Even this system puts insurers at a disadvantage as long they are not allowed to exclude or restrict coverage for pre-existing conditions when people sign up during annual enrollment. This proposal is not a return to the old, pre-Affordable Care Act system, and it means to a certain extent that healthy customers will continue to subsidize those who wait until they need care before they enroll. But it would also mean it is no longer open season for the cherry-picking shenanigans that exist under the unmodified Affordable Care Act.
Iowa wants to continue giving insurers some sort of financial protection for handling the sickest patients, who are the most expensive to cover. As a transitional step away from the Affordable Care Act, this makes sense. Some people, including those who couldn’t get coverage at all under pre-Affordable Care Act rules, will not drop out of the insurance pool voluntarily no matter how high premiums get. But as many of these seriously ill patients leave the insurance pool over time, either because they recover or because they have shorter life expectancies, a well-planned rate structure should eventually strike a natural balance, since healthy people will have incentives to sign up before they know they will require expensive care.
Iowa’s exchange is small, with only about 72,000 participants. In such a limited pool, effects are often outsized. Wellmark Blue Cross and Blue Shield said last May that about 10 percentage points of a requested 38 to 43 percent premium increase was due to one very sick patient with a rare genetic disorder whose care cost about $1 million per month. Wellmark announced in April that it would stop offering Affordable Care Act plans in Iowa, though it may reverse the decision if the Trump administration approves Iowa’s proposal. If it does not, that very sick individual will become a hot potato for whatever insurer – if any – that chooses to remain in the Iowa marketplace.

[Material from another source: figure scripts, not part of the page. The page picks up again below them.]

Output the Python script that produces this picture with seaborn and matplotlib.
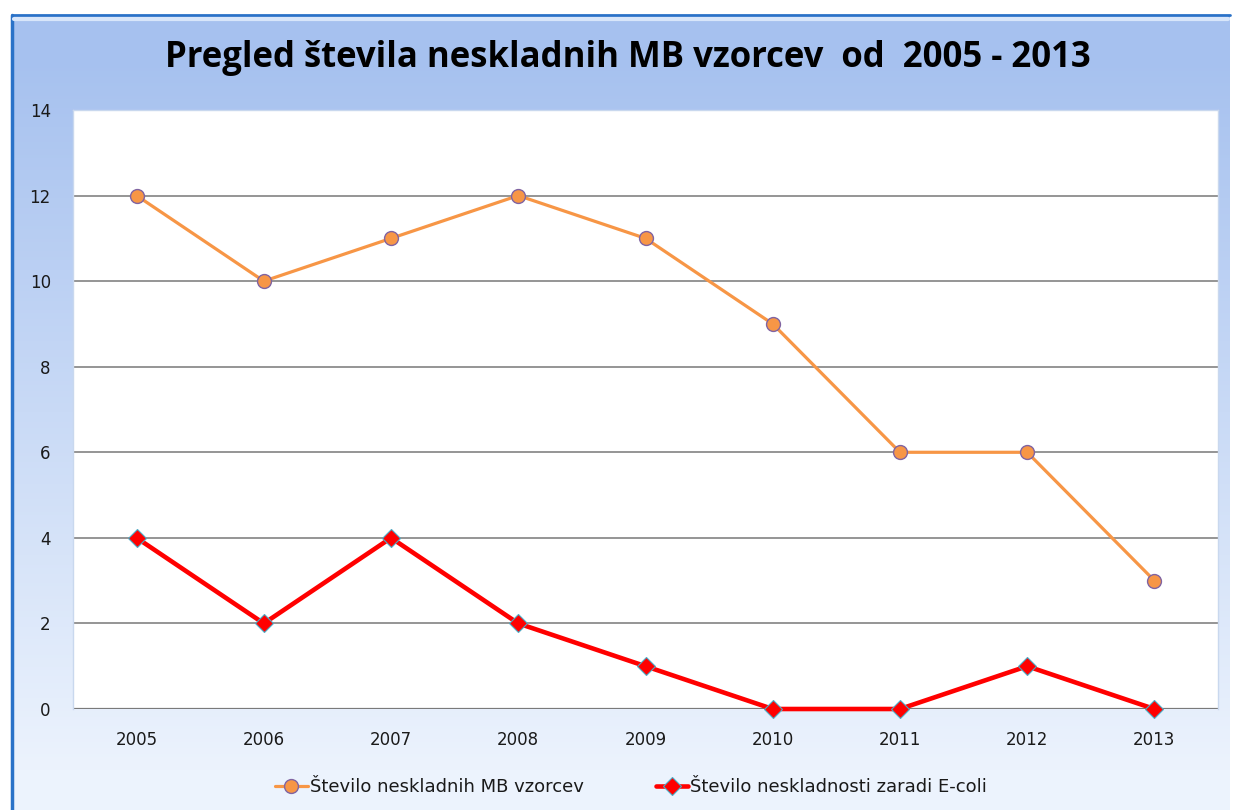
import numpy as np
import pandas as pd
import matplotlib
matplotlib.use("Agg")
import matplotlib.pyplot as plt
import seaborn as sns

years = ["2005", "2006", "2007", "2008", "2009", "2010", "2011", "2012", "2013"]
mb_samples = [12, 10, 11, 12, 11, 9, 6, 6, 3]
ecoli = [4, 2, 4, 2, 1, 0, 0, 1, 0]
label_mb = "Število neskladnih MB vzorcev"
label_ec = "Število neskladnosti zaradi E-coli"
title = "Pregled števila neskladnih MB vzorcev  od  2005 - 2013"

sns.set_theme(style="white")
plt.rcParams['font.family'] = ['DejaVu Sans']

W, H = 1236, 810
fig = plt.figure(figsize=(W / 100, H / 100), dpi=100)
fig.patch.set_facecolor("white")

# background chart frame with gradient
bg = fig.add_axes([0, 0, 1, 1], zorder=0)
bg.axis("off")
grad = np.linspace(0, 1, 256).reshape(-1, 1)
top = np.array([0xa6, 0xc1, 0xef]) / 255
bot = np.array([0xec, 0xf3, 0xfd]) / 255
t = np.clip((grad - 0.05) / 0.9, 0, 1)
img = (top * (1 - t) + bot * t).reshape(256, 1, 3)
bg.imshow(img, extent=[12, 1230, 810, 15], aspect="auto", zorder=0)
bg.plot([12, 12], [15, 810], color="#2a72c8", lw=2.5, zorder=2)
bg.plot([12, 1230], [15, 15], color="#2a72c8", lw=2.0, zorder=2)
bg.plot([14, 1228], [19, 19], color="#d8e6fa", lw=3, zorder=2)
bg.set_xlim(0, W)
bg.set_ylim(H, 0)

ax = fig.add_axes([73 / W, 1 - 709 / H, (1218 - 73) / W, (709 - 110) / H], zorder=1)
ax.set_facecolor("white")

df = pd.DataFrame({"year": years, "mb": mb_samples, "ec": ecoli})
sns.lineplot(data=df, x="year", y="mb", ax=ax, color="#f79646", lw=2.3,
             marker="o", markersize=10, markerfacecolor="#f79646",
             markeredgecolor="#8064a2", markeredgewidth=1.0, label=label_mb,
             zorder=4)
sns.lineplot(data=df, x="year", y="ec", ax=ax, color="#ff0000", lw=3.3,
             marker="D", markersize=9, markerfacecolor="#ff0000",
             markeredgecolor="#4bacc6", markeredgewidth=0.8, label=label_ec,
             zorder=5)
for ln in ax.lines:
    ln.set_clip_on(False)

ax.set_xlim(-0.5, 8.5)
ax.set_ylim(0, 14)
ax.set_yticks(range(0, 15, 2))
for yv in range(2, 14, 2):
    ax.axhline(yv, color="#8c8c8c", lw=1.3, zorder=1)
ax.axhline(0, color="#7a7a7a", lw=1.6, zorder=1)
for s in ["top", "right", "left"]:
    ax.spines[s].set_visible(True)
    ax.spines[s].set_color("#c9d8ee")
    ax.spines[s].set_linewidth(1.0)
ax.spines["bottom"].set_visible(False)
ax.set_xlabel("")
ax.set_ylabel("")
ax.tick_params(axis="y", length=0, pad=16, labelsize=12, colors="#1a1a1a")
ax.tick_params(axis="x", length=0, pad=16, labelsize=12, colors="#1a1a1a")

ax.legend_.remove()
h, l = ax.get_legend_handles_labels()
fig.legend(h, l, loc="center", bbox_to_anchor=(631 / W, 1 - 787 / H), ncol=2,
           frameon=False, fontsize=13, handlelength=1.8, columnspacing=4.0,
           handletextpad=0.1, labelcolor="#1a1a1a")

fig.text(628 / W, 1 - 58 / H, title, ha="center", va="center",
         fontsize=25, fontweight="bold", color="#000000",
         family=["Open Sans", "DejaVu Sans"])

fig.savefig("out.png", dpi=100)
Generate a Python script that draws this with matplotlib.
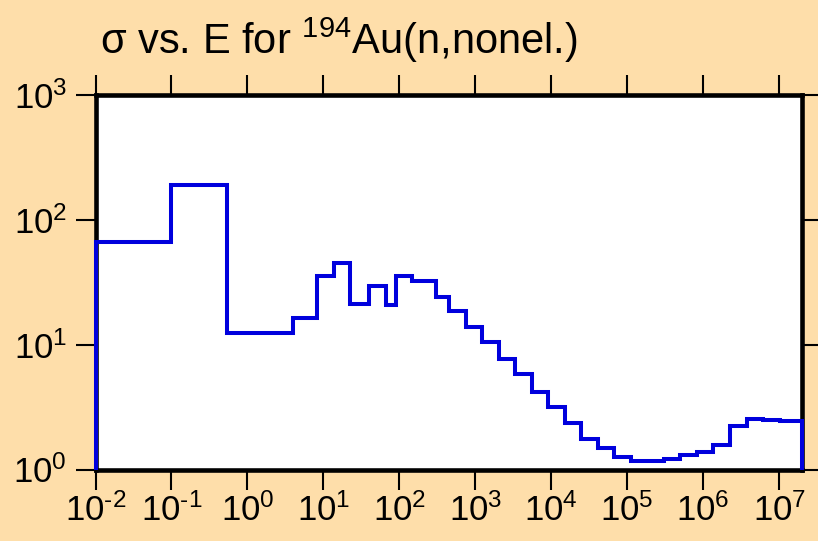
import matplotlib
matplotlib.use("Agg")
import matplotlib.pyplot as plt

plt.rcParams["font.family"] = ["Liberation Sans", "DejaVu Sans"]
plt.rcParams["mathtext.fontset"] = "custom"
plt.rcParams["mathtext.rm"] = "Liberation Sans"
plt.rcParams["mathtext.it"] = "Liberation Sans:italic"
plt.rcParams["mathtext.bf"] = "Liberation Sans:bold"

# energy bin edges (eV) and cross section per bin (b)
EDGES = [0.01, 0.1, 0.54, 4.0, 8.3, 13.9, 22.5, 40, 67, 91, 149, 303, 455,
         754, 1236, 2050, 3365, 5580, 9160, 15200, 24900, 41300, 67800,
         1.12e5, 1.86e5, 3.03e5, 5.02e5, 8.34e5, 1.35e6, 2.24e6, 3.79e6,
         6.17e6, 1.02e7, 2e7]
SIGMA = [66, 190, 12.5, 16.5, 35.6, 45, 21.1, 29.4, 20.7, 35.4, 32.4, 24.2,
         18.6, 13.9, 10.6, 7.67, 5.86, 4.21, 3.16, 2.35, 1.77, 1.48, 1.26,
         1.18, 1.17, 1.22, 1.30, 1.38, 1.58, 2.23, 2.55, 2.51, 2.43]

X_EXP = list(range(-2, 8))
Y_EXP = [0, 1, 2, 3]

BG = "#fedeaa"


def pow_label(k):
    # short hyphen in the exponent, like the original
    sign = r"\text{-}" if k < 0 else ""
    return r"$\mathregular{10^{%s%d}}$" % (sign, abs(k))


fig = plt.figure(figsize=(8.18, 5.41), dpi=100, facecolor=BG)
ax = fig.add_axes([95.5 / 818, 1 - 469.5 / 541, (802 - 95.5) / 818, (469.5 - 95) / 541])
ax.set_facecolor("white")

ax.stairs(SIGMA, EDGES, baseline=1, color="#0000dd", linewidth=2.9,
          zorder=3, clip_on=False)

ax.set_xscale("log")
ax.set_yscale("log")
ax.set_xlim(EDGES[0], EDGES[-1])
ax.set_ylim(1, 1000)
ax.set_xticks([10.0 ** k for k in X_EXP])
ax.set_xticklabels([pow_label(k) for k in X_EXP])
ax.set_yticks([10.0 ** k for k in Y_EXP])
ax.set_yticklabels([pow_label(k) for k in Y_EXP])
ax.minorticks_off()

for s in ax.spines.values():
    s.set_linewidth(3.3)
ax.tick_params(which="major", direction="out", length=14.5, width=1.5,
               top=True, right=True, labelsize=25, color="black")
ax.tick_params(axis="x", pad=2.5)
ax.tick_params(axis="y", pad=6)

fig.text(100 / 818, 1 - 54 / 541, r"σ vs. E for $\mathregular{^{194}}$Au(n,nonel.)",
         fontsize=30, va="baseline", ha="left")

fig.savefig("out.png", dpi=100, facecolor=BG)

It remains to be seen whether current law will give the Trump administration the necessary flexibility to accommodate most of Iowa’s requests. The Wall Street Journal reported that administration officials were open to supporting the proposal if the law will allow them to do so. Yet even if the plan moves forward, it is not meant to be a permanent solution. “It’s a stopgap,” Ommen said bluntly in an interview. But the alternative, if the plan is not approved, is that 94 of Iowa’s 99 counties will likely have no Affordable Care Act exchange coverage options at all for 2018.
Iowa is apparently not seeking relief from some of the Affordable Care Act’s most expensive and gratuitous coverage mandates, which means even if the administration allows the state to move forward, its plan may not go far enough toward reducing basic premiums to the point that most young, healthy people will sign up voluntarily. We also don’t know whether Iowa’s proposal goes far enough toward eliminating the bias in favor of late-middle-aged baby boomers in the Affordable Care Act’s lopsided rate structure, which tilts against young adults.
Still, this proposal is both a start and a blueprint for congressional Republicans as they work on building something functional out of the Affordable Care Act’s financial wreckage. Any workable structure needs a solid foundation in reality. Iowa’s proposal at least shows where to start digging.